Note that as a normal part of closing a database, its cache is written to disk. However, in the event of an application or system failure, there is no guarantee that your databases will close cleanly. In this event, it is possible for you to lose data. Under extremely rare circumstances, it is also possible for you to experience database corruption.
Therefore, if you care if your data is durable across system failures, and to guard against the rare possibility of database corruption, you should use transactions to protect your database modifications. Every time you commit a transaction, DB ensures that the data will not be lost due to application or system failure. Transaction usage is described in the Berkeley DB Getting Started with Transaction Processing guide.

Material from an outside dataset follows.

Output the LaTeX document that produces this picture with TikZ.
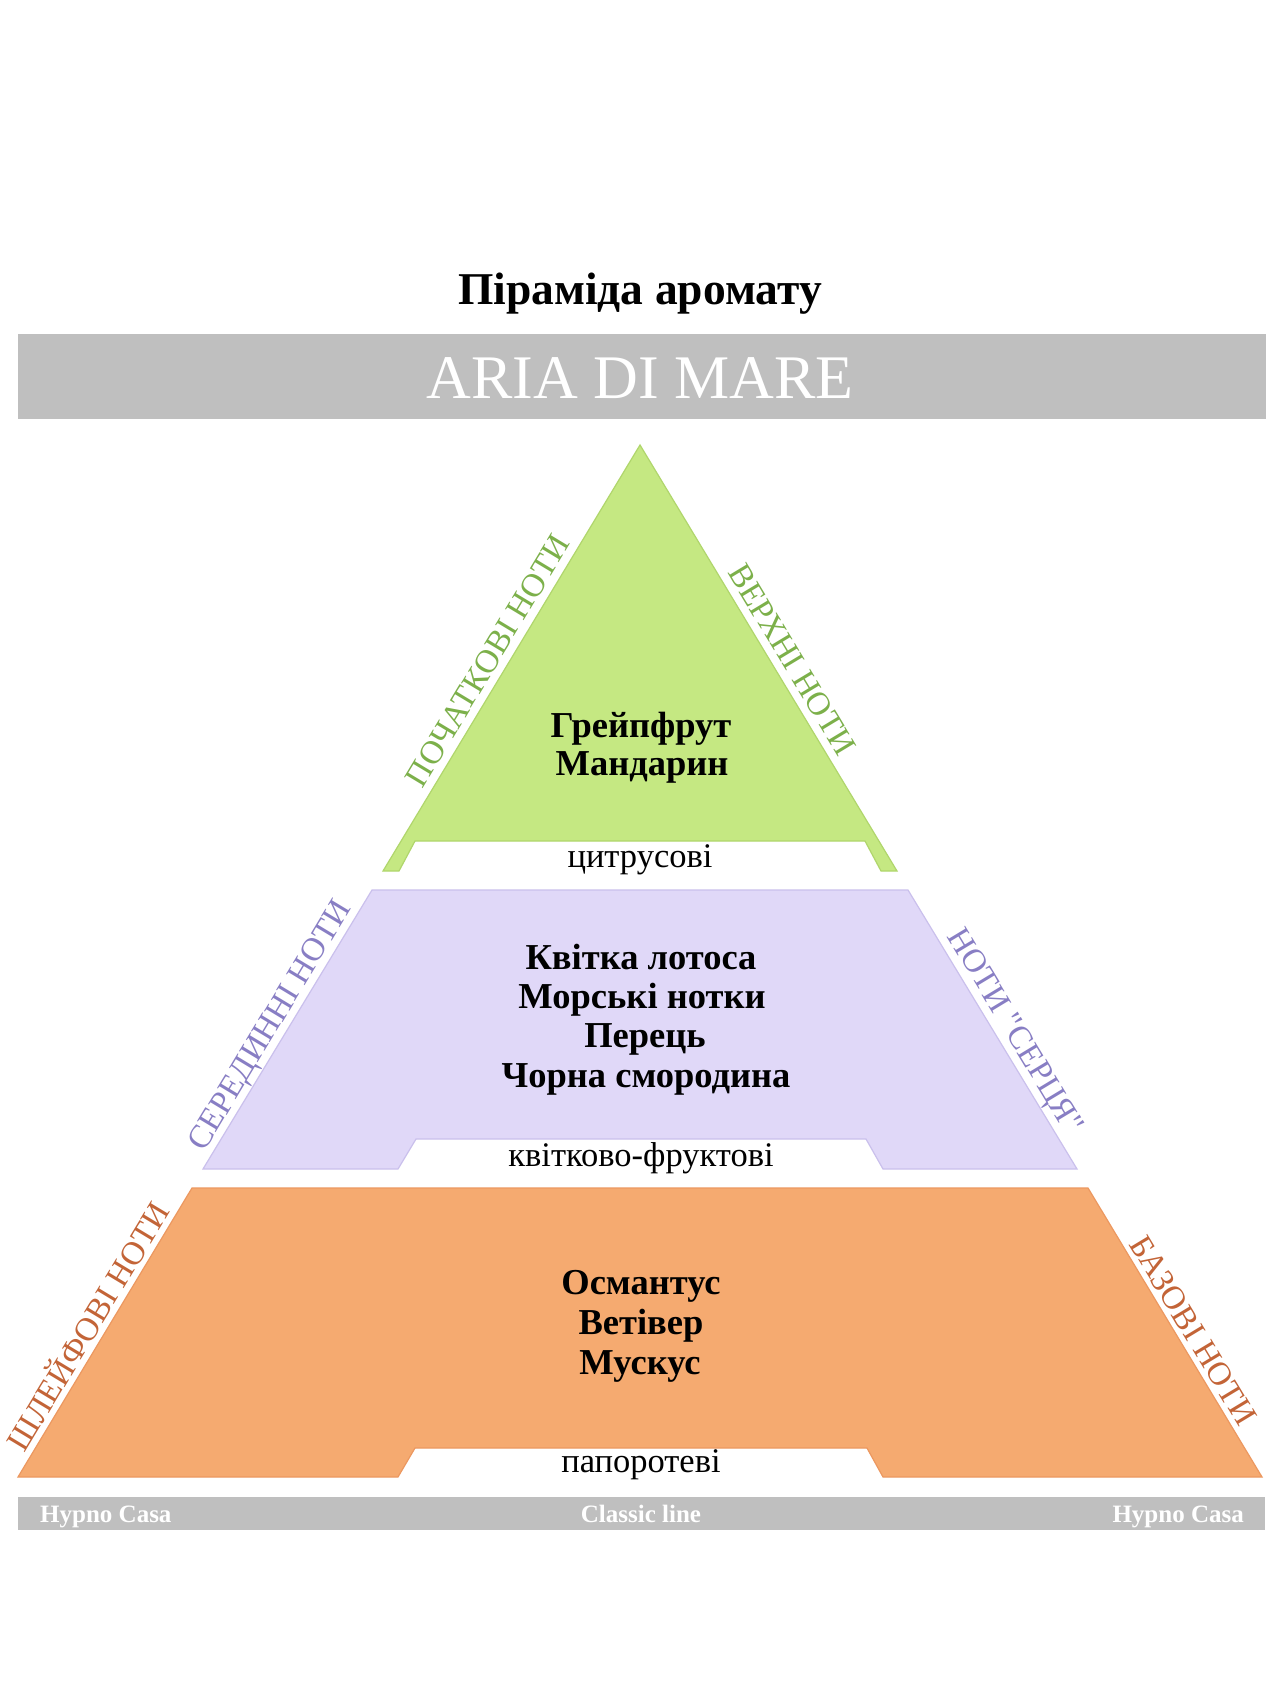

If you do not want to use transactions, then the assumption is that your data is of a nature that it need not exist the next time your application starts. You may want this if, for example, you are using DB to cache data relevant only to the current application runtime.
If, however, you are not using transactions for some reason and you still want some guarantee that your database modifications are persistent, then you should periodically call DB->sync(). Syncs cause any dirty entries in the in-memory cache and the operating system's file cache to be written to disk. As such, they are quite expensive and you should use them sparingly.
Remember that by default a sync is performed any time a non-transactional database is closed cleanly. (You can override this behavior by specifying DB_NOSYNC on the call to DB->close().) That said, you can manually run a sync by calling DB->sync().
If your application or system crashes and you are not using transactions, then you should either discard and recreate your databases, or verify them. You can verify a database using DB->verify(). If your databases do not verify cleanly, use the db_dump command to salvage as much of the database as is possible. Use either the -R or -r command line options to control how aggressive db_dump should be when salvaging your databases.